The federal Garn-St. Germain Depository Institutions Act of 1982 generally allows due-on-sale clauses in mortgage contracts. But the Garn-St. Germain Act bars enforcement of a due-on-sale clause after some kinds of property transfers, including, but not limited to:

  • A transfer by will, inheritance, or legal operation of law following the death of a joint tenant or tenant by the entirety.
  • A transfer due to the borrower’s death to a relative who will live in the property.
  • A transfer to the borrower’s spouse or children who will live in the property.
  • A transfer resulting from a divorce decree, legal separation agreement, or property settlement agreement, where the new owner will live in the property. (12 U.S.C. § 1701j-3, 12 C.F.R. § 191.5).

If you acquire real estate ownership through one of these transactions, the lender cannot enforce a due-on-sale clause. You can make the loan payments even if you were not the original borrower, and you have the option to assume the debt. (Note that the Garn-St Germain Act allowed states with existing laws on due-on-sale clauses three years to reenact or create new restrictions. Only a few states did so within this period, meaning federal law generally overrides due-on-sale provisions for certain loans in most states.)

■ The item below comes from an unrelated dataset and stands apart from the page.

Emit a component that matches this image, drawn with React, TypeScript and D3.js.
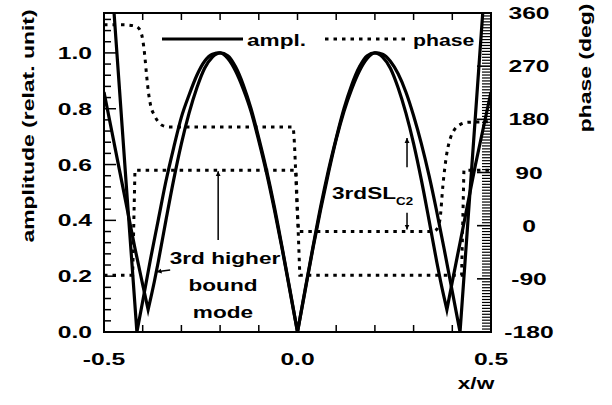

Additionally, following a Garn-exempt transfer, the ability-to-pay rule does not apply. The person assuming the loan typically does not need to go through an underwriting process or credit screening, except in some cases, such as with a Fannie Mae loan, where the original borrower seeks a release of liability.

Servicer Compliance with Federal Laws

If you acquire property through a Garn-exempt transfer and can’t afford the payments, federal law requires the servicer to let you apply for loss mitigation and consider all options, even without formally assuming the loan.

Voluntary Non-Enforcement of Due-On-Sale Clauses

Sometimes, lenders might not enforce the due-on-sale clause if it ensures a steady stream of payments or if the property’s market value is less than the loan balance and the purchaser can make up the difference.

Assuming a Loan in Default

If the loan is in default at the time of transfer, the new owner might need to pay the overdue amount in full or work out a repayment plan to prevent foreclosure.

Seeking Help

Assumption is one way to avoid foreclosure. If you’re struggling with mortgage payments, facing an underwater home, or imminent foreclosure, consider consulting a foreclosure attorney or a HUD-approved housing counselor to explore your options.